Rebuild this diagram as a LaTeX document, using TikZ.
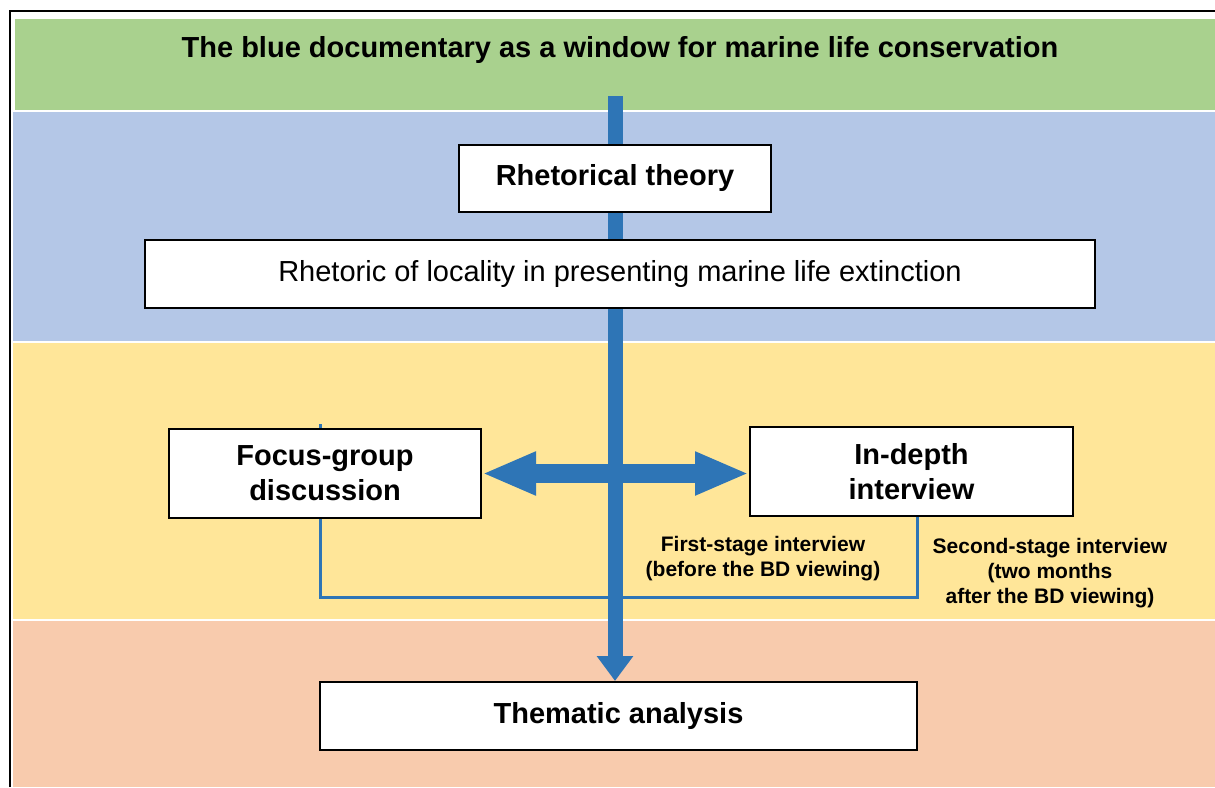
\documentclass[tikz,border=0pt]{standalone}
\usepackage{fontspec}
\setmainfont{Liberation Sans}
\usetikzlibrary{positioning,arrows.meta}
\definecolor{bandgreen}{HTML}{A9D18E}
\definecolor{bandblue}{HTML}{B4C7E7}
\definecolor{bandyellow}{HTML}{FFE699}
\definecolor{bandpeach}{HTML}{F8CBAD}
\definecolor{arrowblue}{HTML}{2E75B6}
\pgfdeclarelayer{bands}
\pgfdeclarelayer{under}
\pgfsetlayers{bands,under,main}

\begin{document}
\begin{tikzpicture}[x=1pt,y=-1pt,
  box/.style={draw,line width=2pt,fill=white,align=center,inner sep=0pt,font=\fontsize{29}{35}\selectfont\bfseries},
  note/.style={align=center,font=\fontsize{21}{25}\selectfont\bfseries},
  link/.style={arrowblue,line width=3pt},
  flow/.style={arrowblue,line width=15pt,-{Triangle[width=35pt,length=25pt]}},
  both/.style={arrowblue,line width=19pt,{Triangle[width=40pt,length=54pt]}-{Triangle[width=40pt,length=54pt]}}]
  \useasboundingbox (0,0) rectangle (1215,787);

  \node[font=\fontsize{29}{35}\selectfont\bfseries] (title) at (620,50) {The blue documentary as a window for marine life conservation};
  \node[box,minimum width=312pt,minimum height=67pt] (rt) at (615,178) {Rhetorical theory};
  \node[box,font=\fontsize{29}{35}\selectfont,minimum width=950pt,minimum height=68pt] (rl) at (620,274) {Rhetoric of locality in presenting marine life extinction};
  \node[box,minimum width=312pt,minimum height=89pt] (fg) at (325,473.5) {Focus-group\\discussion};
  \node[box,minimum width=323pt,minimum height=89pt] (idi) at (911.5,471.5) {In-depth\\interview};
  \node[box,minimum width=597pt,minimum height=68pt] (ta) at (618.5,716) {Thematic analysis};
  \node[note] (first) at (763,559) {First-stage interview\\(before the BD viewing)};
  \node[note] (second) at (1050,573) {Second-stage interview\\(two months\\after the BD viewing)};

  \coordinate (top) at (615,96);
  \coordinate (fgtop) at (320,424);
  \coordinate (lb) at (320,597);
  \coordinate (rb) at (917,597);

  \begin{pgfonlayer}{bands}
    \fill[bandgreen] (15,19) rectangle (1215,110);
    \fill[bandblue] (13,112) rectangle (1215,341);
    \fill[bandyellow] (13,343) rectangle (1215,619);
    \fill[bandpeach] (13,621) rectangle (1215,787);
    \draw[line width=2pt] (10,787) -- (10,11) -- (1215,11);
  \end{pgfonlayer}

  \begin{pgfonlayer}{under}
    \draw[link] (fgtop) -- (lb) -- (rb) -- (rb |- idi.south);
    \draw[flow] (top) -- (top |- ta.north);
  \end{pgfonlayer}

  \draw[both] (fg.east) -- (fg.east -| idi.west);
\end{tikzpicture}
\end{document}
________________
▸ **TASK DETAILS**: Only lines belong in the copy: transcribe those from the start of the data through the line that contains "(0,0) rectangle (1215,787);", and skip the pictures.

▸ **EXPECTED ANSWER**:
Rebuild this diagram as a LaTeX document, using TikZ.
\documentclass[tikz,border=0pt]{standalone}
\usepackage{fontspec}
\setmainfont{Liberation Sans}
\usetikzlibrary{positioning,arrows.meta}
\definecolor{bandgreen}{HTML}{A9D18E}
\definecolor{bandblue}{HTML}{B4C7E7}
\definecolor{bandyellow}{HTML}{FFE699}
\definecolor{bandpeach}{HTML}{F8CBAD}
\definecolor{arrowblue}{HTML}{2E75B6}
\pgfdeclarelayer{bands}
\pgfdeclarelayer{under}
\pgfsetlayers{bands,under,main}

\begin{document}
\begin{tikzpicture}[x=1pt,y=-1pt,
  box/.style={draw,line width=2pt,fill=white,align=center,inner sep=0pt,font=\fontsize{29}{35}\selectfont\bfseries},
  note/.style={align=center,font=\fontsize{21}{25}\selectfont\bfseries},
  link/.style={arrowblue,line width=3pt},
  flow/.style={arrowblue,line width=15pt,-{Triangle[width=35pt,length=25pt]}},
  both/.style={arrowblue,line width=19pt,{Triangle[width=40pt,length=54pt]}-{Triangle[width=40pt,length=54pt]}}]
  \useasboundingbox (0,0) rectangle (1215,787);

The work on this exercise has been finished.